What we are seeing out there on COVID-19


Friends and clients:

Last week we advised you we were moving forward and that was certainly true as we completed multiple studies around the country.

Here’s what we are finding:

1)  People want to talk!  Our incidence and cooperation rates were higher last week.  We also extended our interviewing hours earlier in the day to cellphone respondents and received a strong response.

2) Of course people want to talk about COVID-19 and the impact on their life.  Don’t worry if that’s not the topic of your questionnaire.   Working with our phone centers we have embedded one to three questions about the virus into every questionnaire to help engage the respondent and let them have a chance to express an opinion on this topic.

3) Our surveys continue to be stable — both in terms of sample composition and in attitudes (other than about COVID-19).

We would repeat what we said last week that this continues to be a productive time to continue to conduct polling.

But do not underestimate the difference a week plus meant in terms of peoples’ response to the virus.

We had the benefit of having done a national survey for NBCWSJ on March 11th-13th.  While capturing a sharp increase in awareness of the coronavirus (moving from 60% having seen a lot the previous week to 89% during this time period, an all-time high for any issue we have tracked over the last 13 years), it turned out to be the last moment before widespread school and other closures hit.

This past week showed remarkably different data.   While we cannot directly compare a national track to the data around the country last week, we had so many different surveys, these broad trends are clearly true:

1) COVID-19 has now significantly impacted day-to-day lives.  On the NBCWSJ survey on March 11-13, only roughly one in four said the coronavirus was having a significant or major impact on their daily life.

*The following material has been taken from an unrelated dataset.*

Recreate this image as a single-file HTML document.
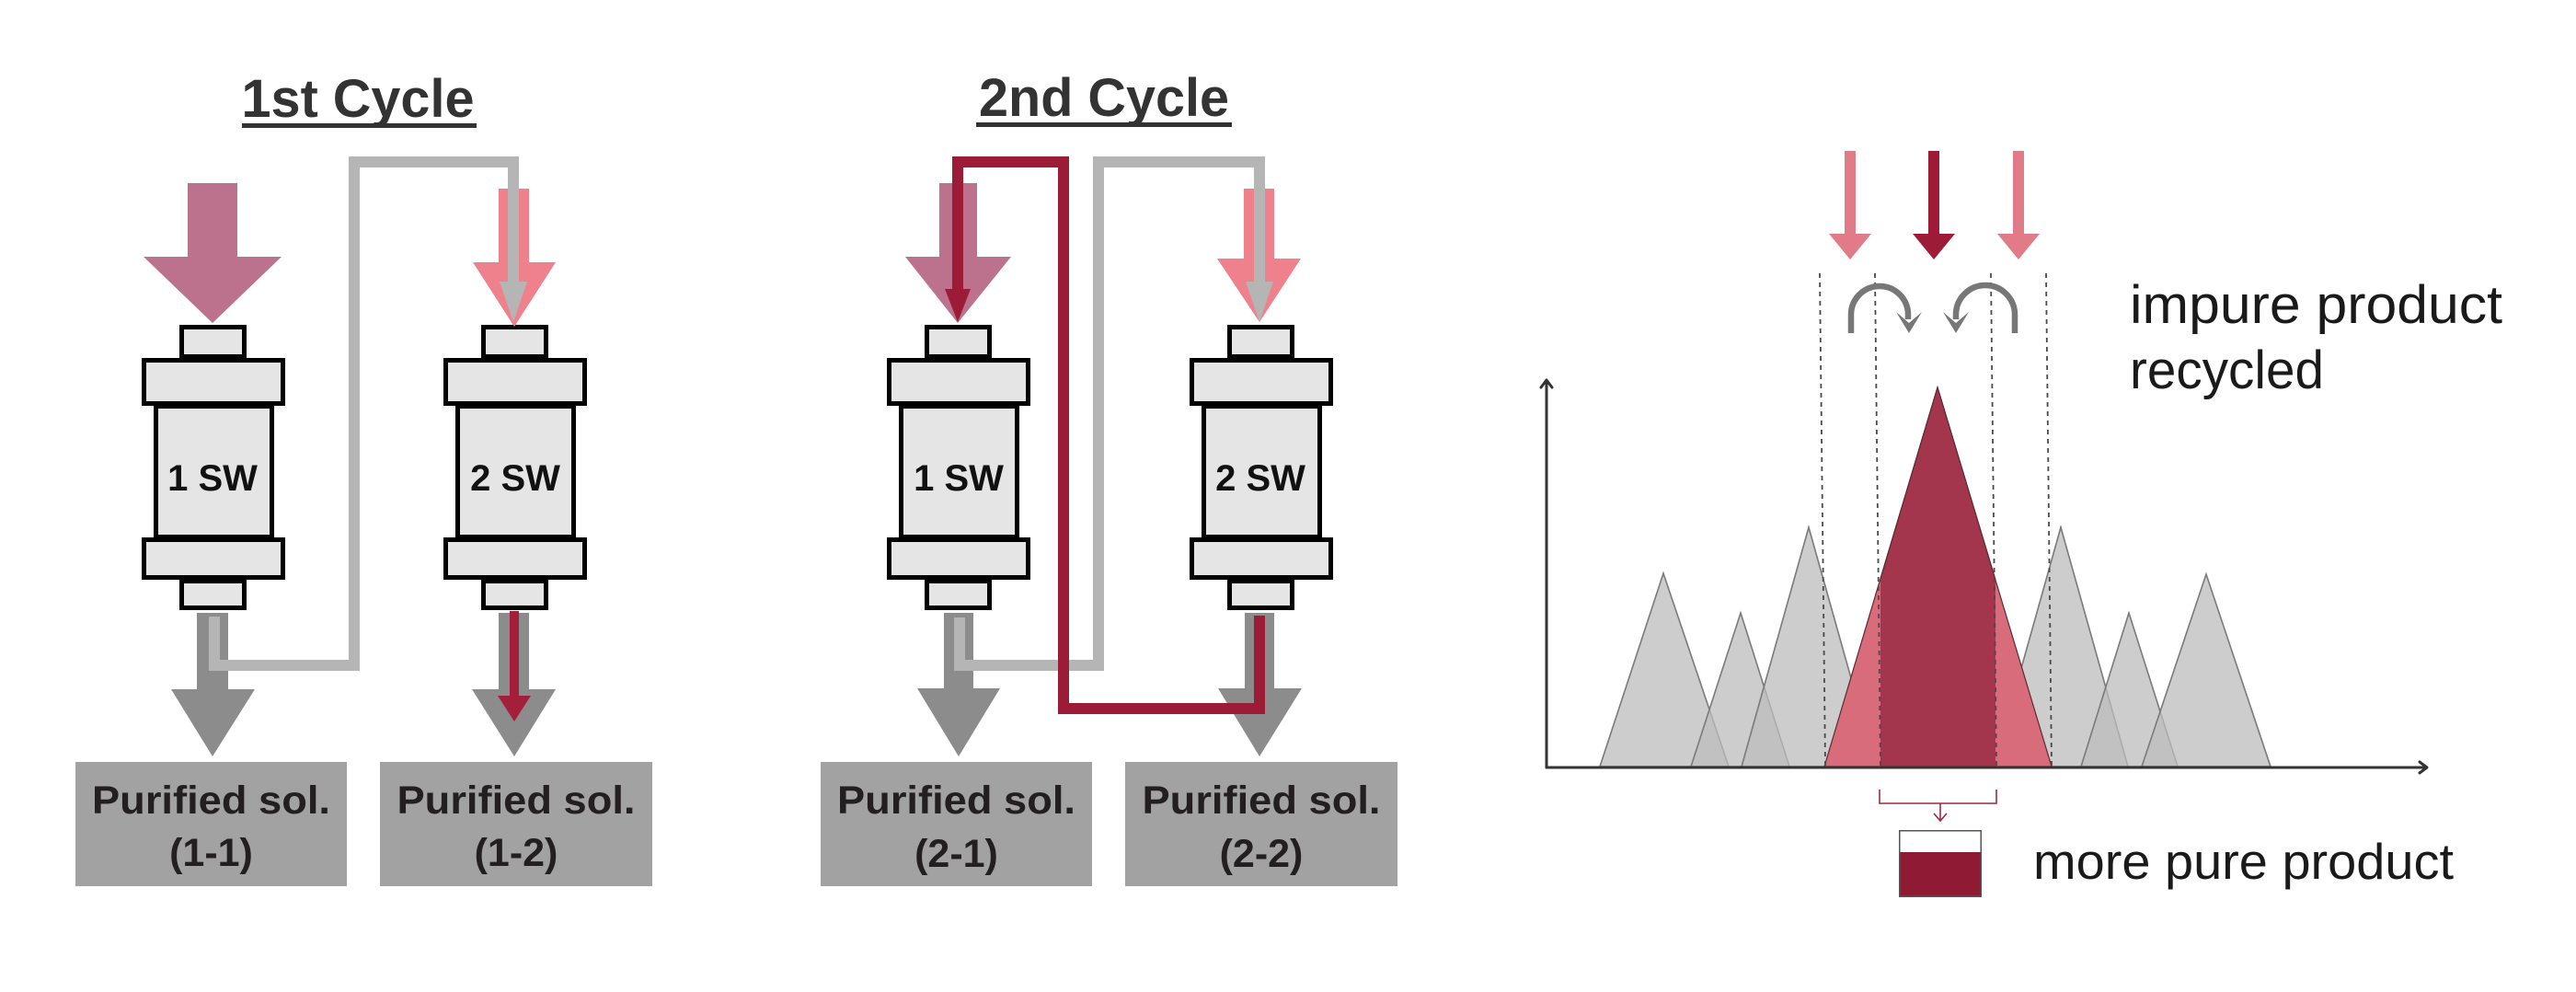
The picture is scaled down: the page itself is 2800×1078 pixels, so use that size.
<!DOCTYPE html>
<html>
<head>
<meta charset="utf-8">
<style>
  html, body { margin: 0; padding: 0; background: #ffffff; }
  svg { display: block; }
  .ttl { font-family: "Liberation Sans", sans-serif; font-weight: bold; font-size: 58px; fill: #333333; }
  .sw { font-family: "Liberation Sans", sans-serif; font-weight: bold; font-size: 40px; fill: #111111; }
  .box { font-family: "Liberation Sans", sans-serif; font-weight: bold; font-size: 43px; fill: #231f20; }
  .lbl { font-family: "Liberation Sans", sans-serif; font-size: 58px; fill: #1a1a1a; }
</style>
</head>
<body>
<svg width="2800" height="1078" viewBox="0 0 2800 1078" xmlns="http://www.w3.org/2000/svg">
  <rect x="0" y="0" width="2800" height="1078" fill="#ffffff"/>

  <!-- ===== Titles ===== -->
  <text class="ttl" x="389" y="127" text-anchor="middle" textLength="253" lengthAdjust="spacingAndGlyphs">1st Cycle</text>
  <rect x="263" y="134" width="255" height="5" fill="#333333"/>
  <text class="ttl" x="1200" y="126" text-anchor="middle" textLength="272" lengthAdjust="spacingAndGlyphs">2nd Cycle</text>
  <rect x="1061" y="133" width="278" height="5" fill="#333333"/>

  <!-- ===== Columns ===== -->
  <g id="cols" fill="#e5e5e5" stroke="#000000" stroke-width="5">
    <!-- col c=231 -->
    <rect x="169.5" y="441.5" width="126" height="142"/>
    <rect x="156.5" y="391.5" width="151" height="47"/>
    <rect x="156.5" y="586.5" width="151" height="41"/>
    <rect x="197.5" y="355.5" width="68" height="32"/>
    <rect x="197.5" y="631.5" width="68" height="29"/>
    <!-- col c=559 -->
    <rect x="497.5" y="441.5" width="126" height="142"/>
    <rect x="484.5" y="391.5" width="151" height="47"/>
    <rect x="484.5" y="586.5" width="151" height="41"/>
    <rect x="525.5" y="355.5" width="68" height="32"/>
    <rect x="525.5" y="631.5" width="68" height="29"/>
    <!-- col c=1041 -->
    <rect x="979.5" y="441.5" width="126" height="142"/>
    <rect x="966.5" y="391.5" width="151" height="47"/>
    <rect x="966.5" y="586.5" width="151" height="41"/>
    <rect x="1007.5" y="355.5" width="68" height="32"/>
    <rect x="1007.5" y="631.5" width="68" height="29"/>
    <!-- col c=1370 -->
    <rect x="1308.5" y="441.5" width="126" height="142"/>
    <rect x="1295.5" y="391.5" width="151" height="47"/>
    <rect x="1295.5" y="586.5" width="151" height="41"/>
    <rect x="1336.5" y="355.5" width="68" height="32"/>
    <rect x="1336.5" y="631.5" width="68" height="29"/>
  </g>
  <text class="sw" x="231" y="533" text-anchor="middle">1 SW</text>
  <text class="sw" x="560" y="533" text-anchor="middle">2 SW</text>
  <text class="sw" x="1042" y="533" text-anchor="middle">1 SW</text>
  <text class="sw" x="1370" y="533" text-anchor="middle">2 SW</text>

  <!-- ===== Input arrows ===== -->
  <polygon fill="#bc728c" points="204,199 258,199 258,279 306,279 231,351 156,279 204,279"/>
  <polygon fill="#ee818c" points="542,205 575,205 575,285 604,285 559,355 514,285 542,285"/>
  <polygon fill="#bc728c" points="1021,199 1062,199 1062,279 1099,279 1041,351 984,279 1021,279"/>
  <polygon fill="#ee818c" points="1352,205 1385,205 1385,281 1414,281 1369,350 1323,281 1352,281"/>

  <!-- ===== Output arrows (dark gray) ===== -->
  <polygon fill="#8c8c8c" points="214,666 248,666 248,749 277,749 231,822 186,749 214,749"/>
  <polygon fill="#8c8c8c" points="542,666 575,666 575,749 604,749 559,822 513,749 542,749"/>
  <polygon fill="#8c8c8c" points="1026,666 1058,666 1058,748 1087,748 1042,822 997,748 1026,748"/>
  <polygon fill="#8c8c8c" points="1353,666 1385,666 1385,748 1415,748 1369,822 1324,748 1353,748"/>

  <!-- ===== Light gray connectors ===== -->
  <polyline fill="none" stroke="#b5b5b5" stroke-width="12" stroke-linejoin="miter" points="233,670 233,723 385,723 385,176 558,176 558,310"/>
  <polygon fill="#b5b5b5" points="543,306 573,306 558,350"/>
  <polyline fill="none" stroke="#b5b5b5" stroke-width="12" stroke-linejoin="miter" points="1043,671 1043,723 1194,723 1194,176 1369,176 1369,310"/>
  <polygon fill="#b5b5b5" points="1354,306 1384,306 1369,350"/>

  <!-- ===== Red connectors ===== -->
  <rect x="554" y="664" width="10" height="94" fill="#a41f3a"/>
  <polygon fill="#a41f3a" points="541,756 577,756 559,784"/>
  <polyline fill="none" stroke="#9c1c37" stroke-width="12" stroke-linejoin="miter" points="1369,669 1369,770 1156,770 1156,176 1041,176 1041,318"/>
  <polygon fill="#9c1c37" points="1027,314 1055,314 1041,350"/>

  <!-- ===== Purified boxes ===== -->
  <rect x="82" y="828" width="295" height="135" fill="#a2a2a2"/>
  <rect x="413" y="828" width="296" height="135" fill="#a2a2a2"/>
  <rect x="892" y="828" width="295" height="135" fill="#a2a2a2"/>
  <rect x="1223" y="828" width="296" height="135" fill="#a2a2a2"/>
  <text class="box" x="229.5" y="884" text-anchor="middle" textLength="259" lengthAdjust="spacingAndGlyphs">Purified sol.</text>
  <text class="box" x="229.5" y="941" text-anchor="middle">(1-1)</text>
  <text class="box" x="561" y="884" text-anchor="middle" textLength="259" lengthAdjust="spacingAndGlyphs">Purified sol.</text>
  <text class="box" x="561" y="941" text-anchor="middle">(1-2)</text>
  <text class="box" x="1039.5" y="884" text-anchor="middle" textLength="259" lengthAdjust="spacingAndGlyphs">Purified sol.</text>
  <text class="box" x="1039.5" y="942" text-anchor="middle">(2-1)</text>
  <text class="box" x="1371" y="884" text-anchor="middle" textLength="259" lengthAdjust="spacingAndGlyphs">Purified sol.</text>
  <text class="box" x="1371" y="942" text-anchor="middle">(2-2)</text>

  <!-- ===== Chart ===== -->
  <!-- gray peaks -->
  <g fill="#bcbcbc" fill-opacity="0.75" stroke="#7a7a7a" stroke-width="1.6" stroke-linejoin="miter">
    <polygon points="1739,833 1808,623 1879,833"/>
    <polygon points="1838,833 1892,666 1945,833"/>
    <polygon points="1893,833 1966,573 2039,833"/>
    <polygon points="2167,833 2240,573 2313,833"/>
    <polygon points="2262,833 2314,666 2367,833"/>
    <polygon points="2328,833 2398,624 2468,833"/>
  </g>
  <!-- main red peak -->
  <polygon points="1983,833 2106,421 2230,833" fill="#d96c7a" stroke="#5a2a33" stroke-width="1.2"/>
  <polygon points="2044,833 2044,629 2106,421 2169,630 2169,833" fill="#a3364c"/>
  <polyline points="2044,629 2106,421 2169,630" fill="none" stroke="#5a2a33" stroke-width="1.2"/>

  <!-- dashed guide lines -->
  <g stroke="#4a4a4a" stroke-width="1.8" stroke-dasharray="5 5" fill="none">
    <line x1="1978" y1="297" x2="1984" y2="833"/>
    <line x1="2038" y1="297" x2="2044" y2="833"/>
    <line x1="2164" y1="297" x2="2170" y2="833"/>
    <line x1="2224" y1="297" x2="2230" y2="833"/>
  </g>

  <!-- axes -->
  <g stroke="#333333" stroke-width="3" fill="none" stroke-linecap="round" stroke-linejoin="round">
    <path d="M1681 834 V414"/>
    <path d="M1675 421 L1681 413 L1687 421"/>
    <path d="M1681 834 H2636"/>
    <path d="M2630 828 L2638 834 L2630 840"/>
  </g>

  <!-- top arrows -->
  <polygon fill="#e07b87" points="2005,164 2017,164 2017,254 2034,254 2011,282 1988,254 2005,254"/>
  <polygon fill="#9d1b36" points="2096,164 2108,164 2108,254 2125,254 2102,282 2079,254 2096,254"/>
  <polygon fill="#e07b87" points="2188,164 2200,164 2200,254 2217,254 2194,282 2171,254 2188,254"/>

  <!-- curved recycle arrows -->
  <path d="M2012 362 V342 A31 31 0 0 1 2074 342 V347" fill="none" stroke="#777777" stroke-width="6.5"/>
  <polygon fill="#777777" points="2061,339 2075,362 2089,339 2075,351"/>
  <path d="M2190 362 V342 A32 32 0 0 0 2126 342 V347" fill="none" stroke="#777777" stroke-width="6.5"/>
  <polygon fill="#777777" points="2112,339 2126,362 2140,339 2126,351"/>

  <!-- labels -->
  <text class="lbl" x="2315" y="351" textLength="405" lengthAdjust="spacingAndGlyphs">impure product</text>
  <text class="lbl" x="2315" y="422" textLength="211" lengthAdjust="spacingAndGlyphs">recycled</text>

  <!-- bracket + small arrow -->
  <g stroke="#9e2a45" stroke-width="1.6" fill="none">
    <path d="M2043 858 V873 H2170 V858"/>
    <path d="M2109 873 V891"/>
    <path d="M2102 884 L2109 892 L2116 884"/>
  </g>

  <!-- vial -->
  <rect x="2064" y="902" width="90" height="73" fill="#ffffff"/>
  <rect x="2064" y="926" width="90" height="49" fill="#8e1a33"/>
  <rect x="2064.75" y="902.75" width="88.5" height="71.5" fill="none" stroke="#555555" stroke-width="1.5"/>

  <text class="lbl" x="2210" y="955" style="font-size:55px" textLength="457" lengthAdjust="spacingAndGlyphs">more pure product</text>
</svg>
</body>
</html>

The most dramatic finding last week was this number shot up to the high 50s to lower 60% range saying significant or major impact.

2) The percent saying there were worried they or a family member would get the virus has climbed from 50% to roughly ten points higher.

3)  The NBC/WSJ data showed a dead-even split worrying about whether the United States would go too far or not far enough restricted peoples’ movement and activity.  Last week, this broke open so by a roughly twenty point margin, people said they were concerned we would not go far enough.   Last week, public opinion tipped to favoring more restrictions and shut downs.

There is a lot to learn about how this dramatic period is going to impact and reshape attitudes.  We look forward to working with you closely to help figure this out on your behalf.